====== Data provided ======
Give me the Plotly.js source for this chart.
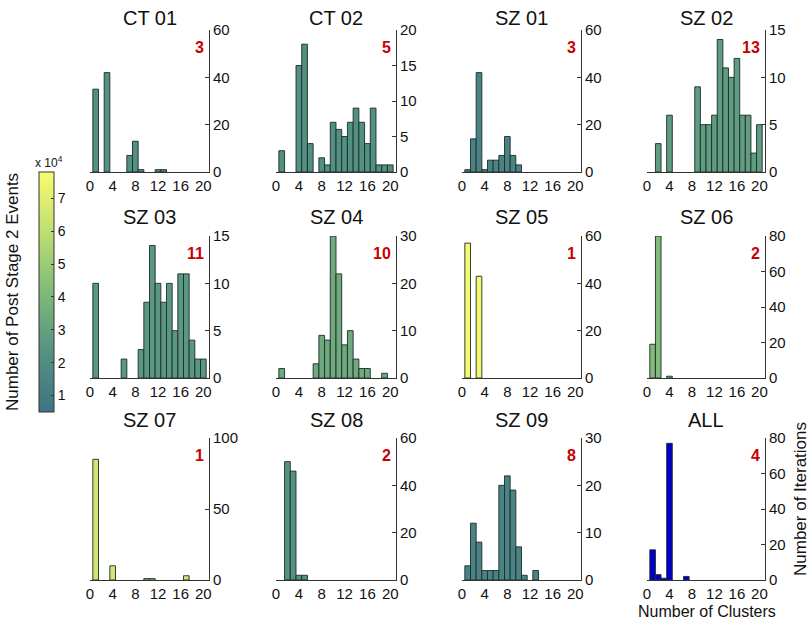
<!DOCTYPE html>
<html>
<head>
<meta charset="utf-8">
<script src="https://cdn.plot.ly/plotly-3.0.1.min.js"></script>
<style>html,body{margin:0;padding:0;background:#fff;}#chart{width:810px;height:623px;}</style>
</head>
<body>
<div id="chart"></div>
<script>
// ---- data ----
const clusters = [1,2,3,4,5,6,7,8,9,10,11,12,13,14,15,16,17,18,19,20];
const subjects = ["CT 01","CT 02","SZ 01","SZ 02","SZ 03","SZ 04","SZ 05","SZ 06","SZ 07","SZ 08","SZ 09","ALL"];
const ct01 = [35,0,42,0,0,0,7,13,1,0,0,1,1,0,0,0,0,0,0,0];
const ct02 = [3,0,0,15,18,4,0,2,1,7,6,5,7,9,7,4,9,1,1,1];
const sz01 = [1,14,42,1,5,5,7,15,7,3,0,0,0,0,0,0,0,0,0,0];
const sz02 = [0,3,0,6,0,0,0,0,9,5,5,6,14,11,10,12,6,6,2,5];
const sz03 = [10,0,0,0,0,2,0,0,3,8,14,10,8,10,5,11,11,4,2,2];
const sz04 = [2,0,0,0,0,0,3,9,8,30,22,7,10,4,2,2,0,0,1,0];
const sz05 = [57,0,43,0,0,0,0,0,0,0,0,0,0,0,0,0,0,0,0,0];
const sz06 = [19,80,0,1,0,0,0,0,0,0,0,0,0,0,0,0,0,0,0,0];
const sz07 = [85,0,0,10,0,0,0,0,0,1,1,0,0,0,0,0,3,0,0,0];
const sz08 = [0,50,46,2,2,0,0,0,0,0,0,0,0,0,0,0,0,0,0,0];
const sz09 = [3,12,8,2,2,2,20,22,19,7,1,0,2,0,0,0,0,0,0,0];
const allSubj = [17,3,1,77,0,0,2,0,0,0,0,0,0,0,0,0,0,0,0,0];
const series = [ct01,ct02,sz01,sz02,sz03,sz04,sz05,sz06,sz07,sz08,sz09,allSubj];
const bestClusters = [3,5,3,13,11,10,1,2,1,2,8,4];
const yMax = [60,20,60,15,15,30,60,80,100,60,30,80];
const yStep = [20,5,20,5,5,10,20,20,50,20,10,20];
// post stage 2 events (x 10^4)
const events = [2.2,2.2,1.4,2.8,2.6,3.4,7.6,4.2,6.5,2.3,1.4,null];
const cbTicks = [1,2,3,4,5,6,7];
const cbMin = 0.5, cbMax = 7.8;

// ---- style ----
const W = 810, H = 623;
const FONT = "Liberation Sans, Arial, Helvetica, sans-serif";
const colX = [[90,209],[276,396],[462,581],[647,765]];
const rowY = [[30,172],[236,378],[438,580]];
const titleY = [18,217,420];
const cscale = [[0,'rgb(62,116,132)'],[0.25,'rgb(84,146,130)'],[0.5,'rgb(128,186,121)'],[0.75,'rgb(190,222,114)'],[1,'rgb(250,252,112)']];
const allColor = 'rgb(0,0,205)';

function parseRgb(s){return s.match(/\d+/g).map(Number);}
function colorFor(v){
  const t = Math.max(0,Math.min(1,(v-cbMin)/(cbMax-cbMin)));
  for(let i=1;i<cscale.length;i++){
    if(t<=cscale[i][0]){
      const a=cscale[i-1], b=cscale[i];
      const f=(t-a[0])/(b[0]-a[0]);
      const ca=parseRgb(a[1]), cb=parseRgb(b[1]);
      return 'rgb('+ca.map((c,k)=>Math.round(c+(cb[k]-c)*f)).join(',')+')';
    }
  }
  return cscale[cscale.length-1][1];
}

const traces = [];
const layout = {
  width: W, height: H,
  margin: {l:0,r:0,t:0,b:0},
  paper_bgcolor: '#fff', plot_bgcolor: 'rgba(0,0,0,0)',
  showlegend: false,
  bargap: 0,
  font: {family: FONT, color: '#111', size: 15},
  annotations: []
};

subjects.forEach((name, i) => {
  const r = Math.floor(i/4), c = i%4;
  const xa = 'xaxis'+(i+1), ya = 'yaxis'+(i+1);
  const xr = 'x'+(i+1), yr = 'y'+(i+1);
  const col = events[i] === null ? allColor : colorFor(events[i]);
  traces.push({
    type: 'bar',
    x: clusters,
    y: series[i].map(v => v === 0 ? null : v),
    xaxis: xr, yaxis: yr,
    width: 1,
    marker: {color: col, line: {color: '#1e2a2a', width: 0.9}},
    hoverinfo: 'x+y'
  });
  layout[xa] = {
    domain: [colX[c][0]/W, colX[c][1]/W],
    anchor: yr,
    range: [0, 21],
    tickvals: [0,4,8,12,16,20],
    ticks: '', showgrid: false, zeroline: false,
    showline: true, linecolor: '#333', linewidth: 1,
    tickfont: {size: 15, family: FONT, color: '#111'},
    fixedrange: true
  };
  const tv = [];
  for (let v = 0; v <= yMax[i]; v += yStep[i]) tv.push(v);
  layout[ya] = {
    domain: [1 - rowY[r][1]/H, 1 - rowY[r][0]/H],
    anchor: xr,
    side: 'right',
    range: [0, yMax[i]],
    tickvals: tv,
    ticks: 'inside', ticklen: 4, tickcolor: '#333',
    showgrid: false, zeroline: false,
    showline: true, linecolor: '#333', linewidth: 1,
    tickfont: {size: 15, family: FONT, color: '#111'},
    fixedrange: true
  };
  layout.annotations.push({
    xref: 'paper', yref: 'paper',
    x: (colX[c][0]+colX[c][1])/2/W, y: 1 - titleY[r]/H,
    xanchor: 'center', yanchor: 'middle',
    text: name, showarrow: false,
    font: {size: 20, family: FONT, color: '#111'}
  });
  layout.annotations.push({
    xref: xr+' domain', yref: yr+' domain',
    x: 0.975, y: 0.88,
    xanchor: 'right', yanchor: 'middle',
    text: '<b>'+bestClusters[i]+'</b>', showarrow: false,
    font: {size: 16, family: FONT, color: 'rgb(200,0,0)'}
  });
});

// colorbar via hidden trace
traces.push({
  type: 'scatter', mode: 'markers',
  x: [0,1], y: [0,1],
  xaxis: 'x13', yaxis: 'y13',
  hoverinfo: 'skip',
  marker: {
    color: [cbMin, cbMax], cmin: cbMin, cmax: cbMax,
    colorscale: cscale, opacity: 0, showscale: true,
    colorbar: {
      x: 39/W, xanchor: 'left', xpad: 0,
      y: 1 - 412/H, yanchor: 'bottom', ypad: 0,
      len: 240, lenmode: 'pixels',
      thickness: 15, thicknessmode: 'pixels',
      outlinewidth: 1, outlinecolor: '#333',
      tickvals: cbTicks, ticks: 'inside', ticklen: 3, tickcolor: '#333',
      tickfont: {size: 14, family: FONT, color: '#111'}
    }
  }
});
layout.xaxis13 = {domain: [0, 0.01], visible: false, anchor: 'y13'};
layout.yaxis13 = {domain: [0, 0.01], visible: false, anchor: 'x13'};

layout.annotations.push(
  {xref:'paper', yref:'paper', x: 12/W, y: 1 - 292/H, xanchor:'center', yanchor:'middle',
   text:'Number of Post Stage 2 Events', textangle:-90, showarrow:false,
   font:{size:17, family:FONT, color:'#111'}},
  {xref:'paper', yref:'paper', x: 33/W, y: 1 - 162/H, xanchor:'left', yanchor:'middle',
   text:'x 10<sup>4</sup>', showarrow:false,
   font:{size:12, family:FONT, color:'#111'}},
  {xref:'paper', yref:'paper', x: 800/W, y: 1 - 499/H, xanchor:'center', yanchor:'middle',
   text:'Number of Iterations', textangle:-90, showarrow:false,
   font:{size:17, family:FONT, color:'#111'}},
  {xref:'paper', yref:'paper', x: 707/W, y: 1 - 611/H, xanchor:'center', yanchor:'middle',
   text:'Number of Clusters', showarrow:false,
   font:{size:16, family:FONT, color:'#111'}}
);

Plotly.newPlot('chart', traces, layout, {displayModeBar: false, staticPlot: true});
</script>
</body>
</html>
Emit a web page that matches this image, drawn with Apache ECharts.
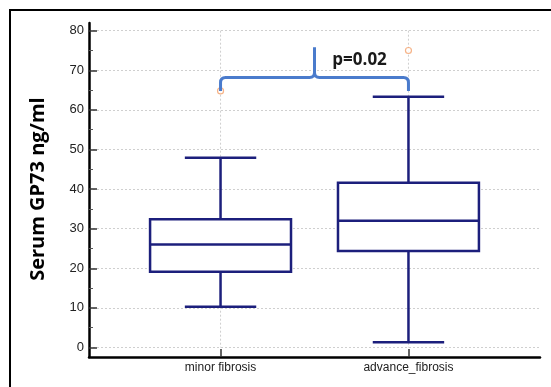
======
** Aim of the task **
Extract lines where the string "this" occurs.

** Exercise result **
Give me the Plotly.js source for this chart.
Emit a web page that matches this image, drawn with Apache ECharts.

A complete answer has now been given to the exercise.